On Wednesday 19 December 2007 12:12, Ricardo Cruz wrote:
If you guys are following the same path here, it would be cool to re-think the help material. I think most of it is an insult to the user; it describes the interface elements, while failing to explain what the tool is for, and how it will do what it purposes (it should state that it will overwrite file X, Y, and Z, and restart daemon A and B).
Exactly. This has been my argument for quite a while. But reading our help texts I find very little information what anything I could configure in that dialog is all about or why I would want or need to configure it. But I always get lectured about how to use an "Add" or "Edit" button. (BTW half an hour ago I deleted a nearly completed mail to this list suggesting to drop help texts alltogether for their overall lack of usefulness)
Some troubleshooting is also in serious need.

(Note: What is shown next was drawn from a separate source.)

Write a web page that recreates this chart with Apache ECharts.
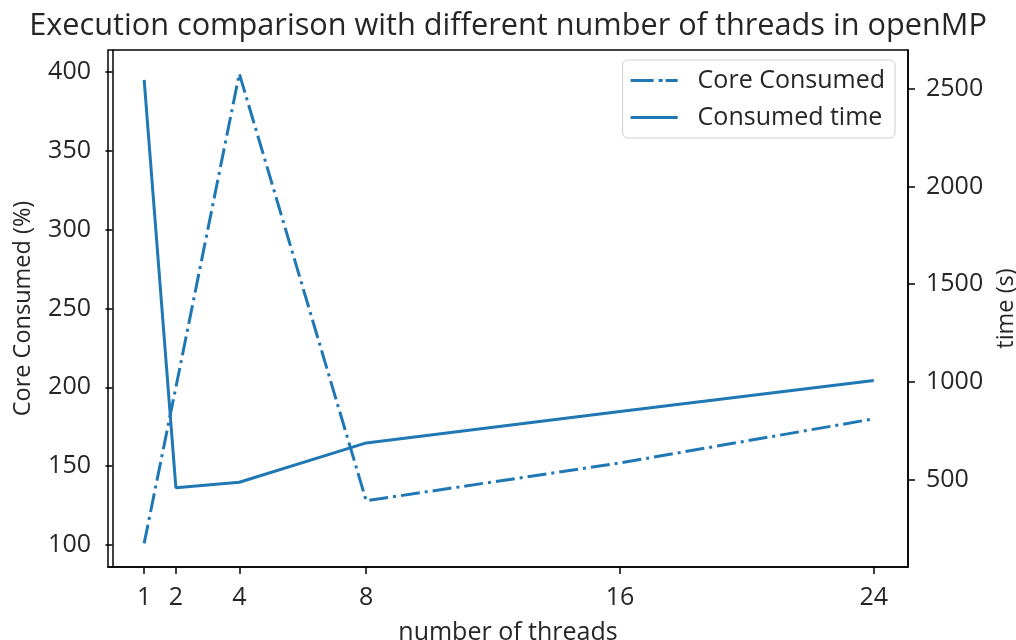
<!DOCTYPE html>
<html>
<head>
<meta charset="utf-8">
<script src="https://cdn.jsdelivr.net/npm/echarts@6/dist/echarts.min.js"></script>
<style>html,body{margin:0;padding:0;background:#fff}#c{width:1016px;height:640px}</style>
</head>
<body>
<div id="c"></div>
<script>
var threads = [1, 2, 4, 8, 16, 24];
var coreConsumed = [101, 200, 399, 128, 152, 180];
var consumedTime = [2544, 460, 488, 689, 850, 1008];
var xTicks = [1, 2, 4, 8, 16, 24];
var leftTicks = [100, 150, 200, 250, 300, 350, 400];
var rightTicks = [500, 1000, 1500, 2000, 2500];

var FONT = 'Open Sans';
var TXT = '#262626';
var BLUE = '#1f77b4';

function pairs(xs, ys) { return xs.map(function (x, i) { return [x, ys[i]]; }); }
function plain(v) { return String(v); }

var chart = echarts.init(document.getElementById('c'), null, {renderer: 'canvas'});
chart.setOption({
  animation: false,
  backgroundColor: '#fff',
  textStyle: {fontFamily: FONT, color: TXT},
  title: {
    text: 'Execution comparison with different number of threads in openMP',
    left: 'center', top: 6,
    textStyle: {fontFamily: FONT, fontSize: 30.7, fontWeight: 'normal', color: TXT}
  },
  grid: {left: 108, right: 108, top: 50, bottom: 73, outerBoundsMode: 'none', containLabel: false,
         show: true, borderColor: '#000', borderWidth: 1.5, backgroundColor: 'transparent'},
  legend: {
    orient: 'vertical', right: 121, top: 60,
    padding: [8, 10, 8, 8], itemGap: 12,
    itemWidth: 47, itemHeight: 3,
    borderColor: '#d0d0d0', borderWidth: 1, borderRadius: 5, backgroundColor: 'rgba(255,255,255,0.8)',
    textStyle: {fontFamily: FONT, fontSize: 25, color: TXT, padding: [0, 0, 0, 15]},
    data: [
      {name: 'Core Consumed', icon: 'path://M0 0H23V3H0Z M28 0H32V3H28Z M35 0H47V3H35Z'},
      {name: 'Consumed time', icon: 'rect'}
    ]
  },
  xAxis: {
    type: 'value', min: -0.14, max: 25.08,
    name: 'number of threads', nameLocation: 'middle', nameGap: 53,
    nameTextStyle: {fontFamily: FONT, fontSize: 25, color: TXT},
    axisLine: {show: true, lineStyle: {color: '#000', width: 1.5}},
    axisTick: {show: true, inside: false, length: 7, lineStyle: {color: '#000', width: 1.5}, customValues: xTicks},
    axisLabel: {fontFamily: FONT, fontSize: 25, color: TXT, margin: 18, customValues: xTicks, formatter: plain},
    splitLine: {show: false}
  },
  yAxis: [{
    type: 'value', min: 86, max: 414, position: 'left',
    name: 'Core Consumed (%)', nameLocation: 'middle', nameGap: 73,
    nameTextStyle: {fontFamily: FONT, fontSize: 23.5, color: TXT},
    axisLine: {show: true, lineStyle: {color: '#000', width: 1.5}},
    axisTick: {show: true, inside: false, length: 7, lineStyle: {color: '#000', width: 1.5}, customValues: leftTicks},
    axisLabel: {fontFamily: FONT, fontSize: 25, color: TXT, margin: 17, customValues: leftTicks, formatter: plain},
    splitLine: {show: false}
  }, {
    type: 'value', min: 55, max: 2697, position: 'right',
    name: 'time (s)', nameLocation: 'middle', nameGap: 79,
    nameTextStyle: {fontFamily: FONT, fontSize: 23.5, color: TXT},
    axisLine: {show: true, lineStyle: {color: '#000', width: 1.5}},
    axisTick: {show: true, inside: false, length: 7, lineStyle: {color: '#000', width: 1.5}, customValues: rightTicks},
    axisLabel: {fontFamily: FONT, fontSize: 25, color: TXT, margin: 18, customValues: rightTicks, formatter: plain},
    splitLine: {show: false}
  }],
  series: [{
    name: 'Core Consumed', type: 'line', yAxisIndex: 0,
    data: pairs(threads, coreConsumed),
    symbol: 'none', showSymbol: false, color: BLUE,
    lineStyle: {color: BLUE, width: 3, type: [19, 5, 3, 5]}
  }, {
    name: 'Consumed time', type: 'line', yAxisIndex: 1,
    data: pairs(threads, consumedTime),
    symbol: 'none', showSymbol: false, color: BLUE,
    lineStyle: {color: BLUE, width: 3, type: 'solid'}
  }]
});
</script>
</body>
</html>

Right. This, however, is where we would need serious assistance from our documentation department. This goes far beyond what we as the development team can do. And then there is the issue of how to present it and disk space constraints (during installation). In an ideal world I would like to have HTML-based troubleshooting guides that preferably also include some mechanism to invoke the relevant YaST module. Our currently ongoing efforts to improve the YaST control center are heading into this direction. Help texts would also include Wikipedia links (so we could reuse a lot of very good existing documentation). [snip]
Also, it seems that the installer is becoming more RAM expensive at every release. Having a dedicated box to help won't help, because it will encourage people to expand it, and, as it is, the help text stays in memory, including when you go to sub-pages, the parent pages will still be in memory.
I am pretty sure that help texts are not what is clogging up memory. We are
talking about some kilobytes here (or more usually about a couple of hundred
bytes). This is not where all those megabytes go.